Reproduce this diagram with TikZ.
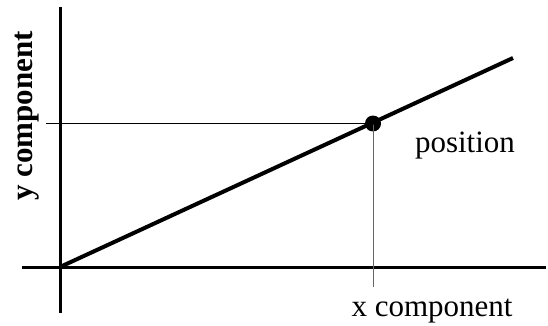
\documentclass[tikz,border=0pt]{standalone}
\usepackage{fontspec}
\setmainfont{Liberation Serif}
\begin{document}
\begin{tikzpicture}[x=1pt,y=-1pt,
  axis/.style={line width=3pt},
  vec/.style={line width=4pt},
  guide/.style={line width=1pt},
  lbl/.style={inner sep=0pt,anchor=base,font=\fontsize{31}{36}\selectfont}]
\useasboundingbox (0,0) rectangle (548,326);
\coordinate (o) at (60,267);
\coordinate (ytop) at (60,7);
\coordinate (ybot) at (60,313);
\coordinate (xl) at (22,267);
\coordinate (xr) at (546,267);
\coordinate (tip) at (513,58);
\coordinate (hl) at (46,123.5);
\coordinate (vb) at (373,287);
\draw[axis] (ybot) -- (ytop);
\draw[axis] (xl) -- (xr);
\node[circle,fill=black,inner sep=0pt,minimum size=16pt] (p) at (373,123.5) {};
\draw[guide] (hl) -- (p.center);
\draw[guide,black!60] (p.center) -- (vb);
\draw[vec] (o) -- (tip);
\node[lbl] (pos) at (465,152) {position};
\node[lbl] (xc) at (432,316) {x component};
\node[lbl,font=\fontsize{31}{36}\selectfont\bfseries,rotate=90] (yc) at (32,116) {y component};
\end{tikzpicture}
\end{document}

============================================================

Without the pictures, repeat the listing above exactly.

- [EXERCISE OUTPUT]
Reproduce this diagram with TikZ.
\documentclass[tikz,border=0pt]{standalone}
\usepackage{fontspec}
\setmainfont{Liberation Serif}
\begin{document}
\begin{tikzpicture}[x=1pt,y=-1pt,
  axis/.style={line width=3pt},
  vec/.style={line width=4pt},
  guide/.style={line width=1pt},
  lbl/.style={inner sep=0pt,anchor=base,font=\fontsize{31}{36}\selectfont}]
\useasboundingbox (0,0) rectangle (548,326);
\coordinate (o) at (60,267);
\coordinate (ytop) at (60,7);
\coordinate (ybot) at (60,313);
\coordinate (xl) at (22,267);
\coordinate (xr) at (546,267);
\coordinate (tip) at (513,58);
\coordinate (hl) at (46,123.5);
\coordinate (vb) at (373,287);
\draw[axis] (ybot) -- (ytop);
\draw[axis] (xl) -- (xr);
\node[circle,fill=black,inner sep=0pt,minimum size=16pt] (p) at (373,123.5) {};
\draw[guide] (hl) -- (p.center);
\draw[guide,black!60] (p.center) -- (vb);
\draw[vec] (o) -- (tip);
\node[lbl] (pos) at (465,152) {position};
\node[lbl] (xc) at (432,316) {x component};
\node[lbl,font=\fontsize{31}{36}\selectfont\bfseries,rotate=90] (yc) at (32,116) {y component};
\end{tikzpicture}
\end{document}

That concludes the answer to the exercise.